Not surprisingly, several are devoted to the theme of time. The National Gallery in London, has an exhibition entitled “Telling Time” (October 18, 1999 through January 14, 2001). It explores the relationship between time and painting, and includes an examination of the effects on canvas of rapid movement and attempts to capture the fleeting moment.
In Paris, the Louvre will be staging an exhibition called “The Empire of Time: Myths and Creations” (from April 14, 2000 to July 10, 2000), also addressing the relationship between art and time.
Meanwhile, in Singapore, for one month only (December 1999), the Singapore History Museum is exhibiting a “Millennium Time Capsule.” At the close of the exhibit, the capsule will be sealed until 2050. “The nation’s milestones of the past 100 years” will be placed inside it. According to organizers, it will serve as “a miniature exhibition for future generations to unfurl.”

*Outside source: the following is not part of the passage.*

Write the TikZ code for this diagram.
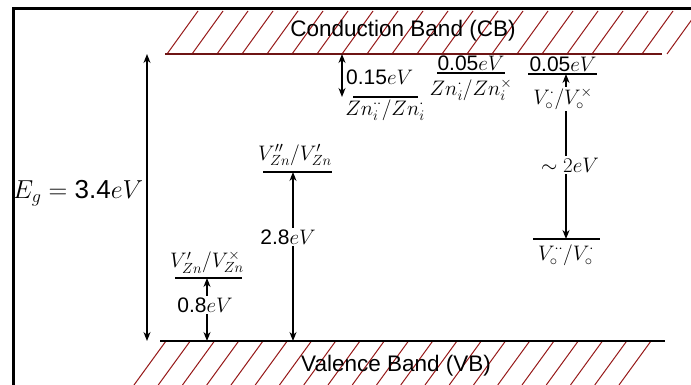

Religion is also well represented in millennium exhibitions. The British Museum in London will show “The Apocalypse and the Shape of Things to Come” (December 17, 1999 – Spring 2000), depicting the Book of Revelations over the last millennium, using illustrated manuscripts, prints and drawings from the 11th century to modern times.
Also in London, at the National Gallery, “Seeing Salvation: The Image of Christ” (February 26 – May 7, 2000) will show how art has represented the son of god as man in life, death and redemption.
And in Jerusalem itself, at the Israel Museum, several millennium-related exhibitions have already begun. They include “In the Path of Christianity – Treasures of the Israel Museum;” a special tour of the museum highlights. In the history of Christianity, starting at the Shrine of the Book, which houses the Dead Sea Scrolls; “Knights of the Holy Land – The Crusader Kingdom of Jerusalem;” and “Drink and Be Merry – Wine and Beer in Ancient Times,” which the museum describes as “a celebratory tribute to the age-old rituals of drink as the third millennium approaches.”
For more information on these exhibitions, check out the museum sites below:
Israel Museum: http://www.imj.org.il
National Gallery of London: http://www.nationalgallery.org.uk/home/
Singapore History Museum: http://www.museum.org.sg/shm/shm.html
British Museum: http://www.british-museum.ac.uk/
Article copyright © Tom Gross. All rights reserved.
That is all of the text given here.